The claim which the plaintiff seeks to recover arose in the following way: Emmett E. Lamar, unmarried, was a soldier in the United States Army. In 1918 he died in service, the holder of a $10,000 war risk insurance policy. The named beneficiary, his mother, received the payments due under the terms of the policy until her death in 1920. Upon the death of the mother there survived Lamar, as his only heirs at law, the following persons: Eddie Lamar, Claude Wand and Arthur Wand all half brothers, Novella Lamar, a half sister, and Jessie Lee and Dennis Lee, the children and sole heirs at law of a half sister, Annie Wand Lee, deceased. It will thus be seen that the remaining proceeds of the war risk policy of insurance should have been divided and payments made in five equal parts.
Through error the children of Annie Wand Lee were overlooked and the payments made by the Veterans' Administration to the half brothers and half sister, a one fourth each.
No administrator was appointed for the estate of Emmett E. Lamar, the deceased soldier, until the plaintiff qualified in July of 1934. After negotiations the Veterans' Administration, desiring to pay the balance of the insurance in a lump sum, ascertained this balance to be $2,552, which it sent to the plaintiff after deducting the sum of $571.48, the amount which it had erroneously paid to the four heirs as set out above, and which rightfully should have been paid to Jessie Lee and Dennis Lee.
The defendant admits that the amount was erroneously paid, but by reason of the provisions of the statute the account, which would be the amount due the decedent or his estate, is chargeable with claims which the United States may have against it.
It can be seen, however, from the wording of the Act itself, that the charge is allowed against the insurance itself and does not admit of exception. So long as the United States has the fund in its hands it can charge it with the claims.

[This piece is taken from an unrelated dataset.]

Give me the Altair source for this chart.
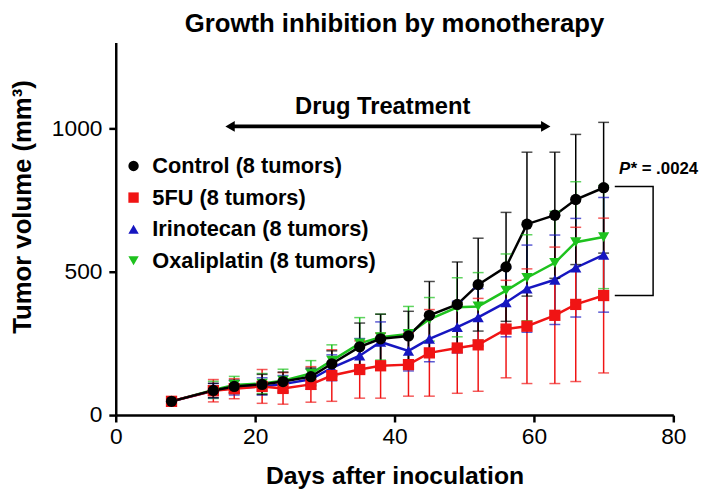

No other reasonable construction could be put upon the wording of this statute. Counsel for the plaintiff cites no authority holding to the contrary.
The United States can be sued only by its consent and when giving that consent can prescribe the terms. United States v. Lee, 106 U.S. 196, 1 S.Ct. 240, 27 L.Ed. 171; Bryson v. Hines, 4 Cir., 268 F. 290, 11 A.L.R. 1438; Lynch v. United States, 292 U.S. 571, 54 S.Ct. 840, 78 L.Ed. 1434. It cannot be held accountable for the errors of its agents, and although frequently working a hardship in individual cases, the wisdom of the rule is evident. Wilber National Bank, etc. v. United States, 294 U.S. 120, 55 S.Ct. 362, 79 L.Ed. 798.
This same statute has been construed and applied by the Circuit Court of Appeals for the Sixth Circuit. United States v. Mroch, 88 F.2d 888. It is true that in that case the fund went to the same party acting in a dual capacity. I am unable to see how that would distinguish that case from the one at bar. The principle is exactly the same. It must continually be borne in mind that individuals, as such, either personally or in a fiduciary capacity, are not the things to which the statute refers. It is the fund in question. The amount of the insurance. It is this fund for which the government gave the parties a right to proceed against it. It gave this right to sue with the proviso that the fund should be burdened with any claim the United States had against it. The United States had the claim of $571.48 which was due it because of a mistake of its officer or agent, and the amount was rightfully deducted.
The motion to strike is therefore overruled. Orders in conformity herewith should be prepared and submitted.